Prep2Test: Power preparation

What started out as a 45-minute video orientation on assessment testing at Santa Monica College quickly evolved into an outreach campaign to better educate and inform students on the importance of taking placement tests seriously. The Prep2Test program was launched in 2011 by Esau Tovar, counseling and assessment center faculty leader at SMC, who conceptualized the program and has worked in the assessment center for the last decade. In 2010, a report called "One shot deal?" published by WestEd, a non-profit seeking the improvement of education, looked at placement practices of community colleges in California. SMC was sharply criticized for not communicating to students the importance of preparing for testing, and that placement tests are high-stakes tests due to the nature of student placement.

Although students are allowed to retest two weeks after their first attempt, they will eventually be locked into whichever levels they place. A low score on the placement test can have severe ramifications, and can set a student's transfer back by as many as two years, Tovar said.

Students who do not do well can become overwhelmed and unmotivated due to the amount of work they have to do to reach college-level courses, something Tovar called the cooling-out effect. Tovar had the solution, but was not seeing the results he wanted and did not see anyone on campus taking initiative to prepare students.

"I used the 'One shot deal?' as a vehicle to substantiate what I knew all along, that we needed to do more," said Tovar. "The central message of the program is take the assessment seriously, and more importantly prepare before testing."

The Prep2Test program was recently awarded the Promising Outcomes Work and Exemplary Research Award, or the POWER Award, for excellence in assessment. The annual award is presented by the Academic Senate for community colleges and the RP Group.

This is the Prep2Test's program second POWER Award in three years, the first being awarded in 2010.

The theme of this year's award was to create institutional change through assessment testing. Recent data suggests that students had a change of heart in their perception of assessment testing.

In 2011, 25 percent of students placed into college-level math at SMC. Two and a half years later, after the inception of Prep2Test, that number has risen to 33 percent. The campus has also seen a decrease in students placing in the lowest levels of math, from 66 to 56 percent, according to the SMC Prep2Test program data provided by Tovar.

However, within the 2012-13 school year, the amount of students requesting retests after their initial placement test has decreased from 15 percent to five percent, with 40 to 50 percent of students who retest placing one class higher, states the data.

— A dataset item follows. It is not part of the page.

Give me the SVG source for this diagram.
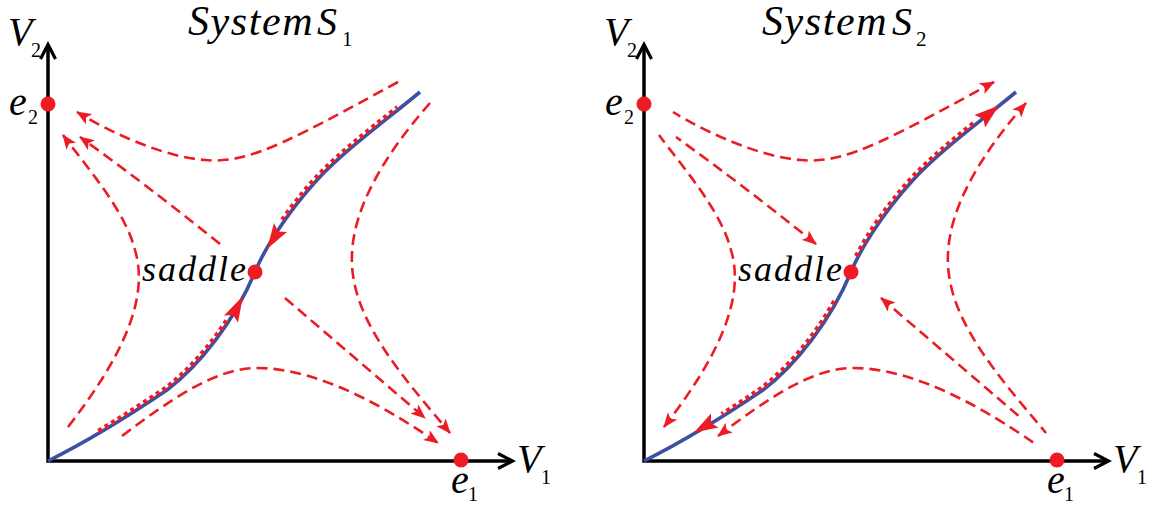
<svg xmlns="http://www.w3.org/2000/svg" width="1151" height="506" viewBox="0 0 1151 506">
<defs>
<marker id="ar" markerUnits="userSpaceOnUse" markerWidth="15" markerHeight="12" viewBox="0 0 15 12" refX="14" refY="6" orient="auto-start-reverse">
<path d="M0,0 L15,6 L0,12 L3.5,6 Z" fill="#ED1C24"/>
</marker>
<path id="blueCurve" d="M48,461 C90,440 130,415 167,390 C200,365 235,320 255,272 C263,252 285,215 317,180 C345,150 380,125 420,92"/>
<g id="axesShape" fill="none" stroke="#000">
<path stroke-width="3.5" d="M48,47 L48,461 L510,461"/>
<path stroke-width="3.2" d="M40.5,59 L48,44.5 L55.5,59"/>
<path stroke-width="3.2" d="M498,453.5 L512.5,461 L498,468.5"/>
</g>
</defs>

<g id="titles">
<text x="188" y="35" style="font-family:'Liberation Serif',serif;font-style:italic;font-size:42px;letter-spacing:1.6px">System</text>
<text x="317" y="35" style="font-family:'Liberation Serif',serif;font-style:italic;font-size:40px">S</text>
<text x="342" y="46" style="font-family:'Liberation Serif',serif;font-style:normal;font-size:21px">1</text>
<text x="762" y="35" style="font-family:'Liberation Serif',serif;font-style:italic;font-size:42px;letter-spacing:1.6px">System</text>
<text x="892" y="35" style="font-family:'Liberation Serif',serif;font-style:italic;font-size:40px">S</text>
<text x="916" y="46" style="font-family:'Liberation Serif',serif;font-style:normal;font-size:21px">2</text>
</g>

<g id="panel1">
<g id="axes1">
<use href="#axesShape"/>
<text x="8" y="45" style="font-family:'Liberation Serif',serif;font-style:italic;font-size:40px">V</text>
<text x="31" y="57" style="font-family:'Liberation Serif',serif;font-style:normal;font-size:20px">2</text>
<text x="517" y="472" style="font-family:'Liberation Serif',serif;font-style:italic;font-size:40px">V</text>
<text x="541" y="484" style="font-family:'Liberation Serif',serif;font-style:normal;font-size:20px">1</text>
</g>
<g id="connectors1">
<g fill="none" stroke="#ED1C24" stroke-width="2.6" stroke-dasharray="11 6" marker-end="url(#ar)">
<path d="M398,82 C300,135 250,165 205,160 C165,157 115,135 77,112"/>
<path d="M220,244 Q148,186 80,137"/>
<path d="M68,427 C120,360 150,300 135,250 C125,210 85,165 63,135"/>
<path d="M122,436 C170,400 215,368 257,368 C320,368 390,410 438,443"/>
<path d="M430,103 C380,160 345,220 353,275 C360,330 410,385 450,433"/>
<path d="M285,298 L425,418"/>
</g>
<use href="#blueCurve" fill="none" stroke="#3D51A1" stroke-width="3.6"/>
<g transform="translate(-1.5,-2)" fill="none" stroke="#ED1C24" stroke-width="4.4" stroke-dasharray="4 3.6">
<path d="M99.8,432.9 C123.1,419.2 145.5,404.5 167,390 C188.5,373.8 210.8,349.1 229.2,320.6"/>
<path d="M283.7,221.8 C293,208.3 304.2,194 317,180 C340,155.4 367.6,134.2 398.9,109.1"/>
</g>
<g fill="#ED1C24">
<path d="M243,296 L238,322.5 L233,315 L224,315.5 Z"/>
<path d="M267,249 L287,232 L278,231.5 L274,223 Z"/>
</g>
</g>
<g id="e2-1">
<circle fill="#ED1C24" cx="48" cy="104" r="7.5"/>
<text x="9" y="115" style="font-family:'Liberation Serif',serif;font-style:italic;font-size:40px">e</text>
<text x="28" y="124" style="font-family:'Liberation Serif',serif;font-style:normal;font-size:20px">2</text>
</g>
<g id="e1-1">
<circle fill="#ED1C24" cx="461" cy="460" r="7.5"/>
<text x="451" y="493" style="font-family:'Liberation Serif',serif;font-style:italic;font-size:40px">e</text>
<text x="468" y="501" style="font-family:'Liberation Serif',serif;font-style:normal;font-size:20px">1</text>
</g>
<g id="saddle-1">
<circle fill="#ED1C24" cx="255" cy="272" r="7.5"/>
<text x="142" y="281" style="font-family:'Liberation Serif',serif;font-style:italic;font-size:36px;letter-spacing:2px">saddle</text>
</g>
</g>

<g id="panel2" transform="translate(596,0)">
<g id="axes2">
<use href="#axesShape"/>
<text x="8" y="45" style="font-family:'Liberation Serif',serif;font-style:italic;font-size:40px">V</text>
<text x="31" y="57" style="font-family:'Liberation Serif',serif;font-style:normal;font-size:20px">2</text>
<text x="517" y="472" style="font-family:'Liberation Serif',serif;font-style:italic;font-size:40px">V</text>
<text x="541" y="484" style="font-family:'Liberation Serif',serif;font-style:normal;font-size:20px">1</text>
</g>
<g id="connectors2">
<g fill="none" stroke="#ED1C24" stroke-width="2.6" stroke-dasharray="11 6" marker-start="url(#ar)">
<path d="M398,82 C300,135 250,165 205,160 C165,157 115,135 77,112"/>
<path d="M220,244 Q148,186 80,137"/>
<path d="M68,427 C120,360 150,300 135,250 C125,210 85,165 63,135"/>
<path d="M122,436 C170,400 215,368 257,368 C320,368 390,410 438,443"/>
<path d="M430,103 C380,160 345,220 353,275 C360,330 410,385 450,433"/>
<path d="M285,298 L425,418"/>
</g>
<use href="#blueCurve" fill="none" stroke="#3D51A1" stroke-width="3.6"/>
<g transform="translate(-1.5,-2)" fill="none" stroke="#ED1C24" stroke-width="4.4" stroke-dasharray="4 3.6">
<path d="M261.5,258.1 C272.2,237.3 291.4,208 317,180 C335.2,160.5 356.4,143.1 379.9,124.3"/>
<path d="M239.8,303.1 C219.7,338.8 192.7,370.5 167,390 C154.1,398.8 140.7,407.7 127.1,416.1"/>
</g>
<g fill="#ED1C24">
<path d="M403,105.5 L389,127.5 L387.5,119 L378.5,115 Z"/>
<path d="M98,432.5 L122.5,427.5 L115,423 L115,413.5 Z"/>
</g>
</g>
<g id="e2-2">
<circle fill="#ED1C24" cx="48" cy="104" r="7.5"/>
<text x="9" y="115" style="font-family:'Liberation Serif',serif;font-style:italic;font-size:40px">e</text>
<text x="28" y="124" style="font-family:'Liberation Serif',serif;font-style:normal;font-size:20px">2</text>
</g>
<g id="e1-2">
<circle fill="#ED1C24" cx="461" cy="460" r="7.5"/>
<text x="451" y="493" style="font-family:'Liberation Serif',serif;font-style:italic;font-size:40px">e</text>
<text x="468" y="501" style="font-family:'Liberation Serif',serif;font-style:normal;font-size:20px">1</text>
</g>
<g id="saddle-2">
<circle fill="#ED1C24" cx="255" cy="272" r="7.5"/>
<text x="142" y="281" style="font-family:'Liberation Serif',serif;font-style:italic;font-size:36px;letter-spacing:2px">saddle</text>
</g>
</g>
</svg>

"I’m not necessarily attributing the higher placement levels exclusively to Prep2Test," said Tovar. "Recognition is great, but personally I'm more about students hearing the message, that there are consequences to not taking the test seriously."

The Prep2Test program has expanded its content beyond the video to a condensed six-and-half-minute version of the orientation, an interactive Powerpoint and a cellphone app.

The narrated Powerpoint teaches students everything they need to know about the placement test, policies, the test's content and format, and it even incorporates sample questions.

While the assessment app will be beta tested in December, the app will take some of the preparation material and condense it to be available to students anywhere.

SMC admits around 6,000 students every fall, and in an effort to further reach out to prospective SMC students, outreach counselors from the assessment center visited 20 local high schools with a presentation to encourage participation in Admitted Students Day, when busloads of high school students come to SMC to take the assessment test and talk to counselors regarding potential classes to take.

Tovar attributed the success of the program to an improved communication plan, feedback from students and a collaborative faculty effort.

Kiersten Elliot, dean of enrollment services at SMC, emails or "e-blasts" students, informing them that if they come prepared to take the test by a certain day, they will improve their enrollment date, Tovar said.

Students from more than 100 different countries have visited Prep2Test's YouTube channel.

“I’m just happy that students are hearing the message somehow I really don’t care how," said Tovar. "It’s really the message to prepare. If they hear it from a parent, that’s great. If they hear it from a counselor, that’s fantastic as well."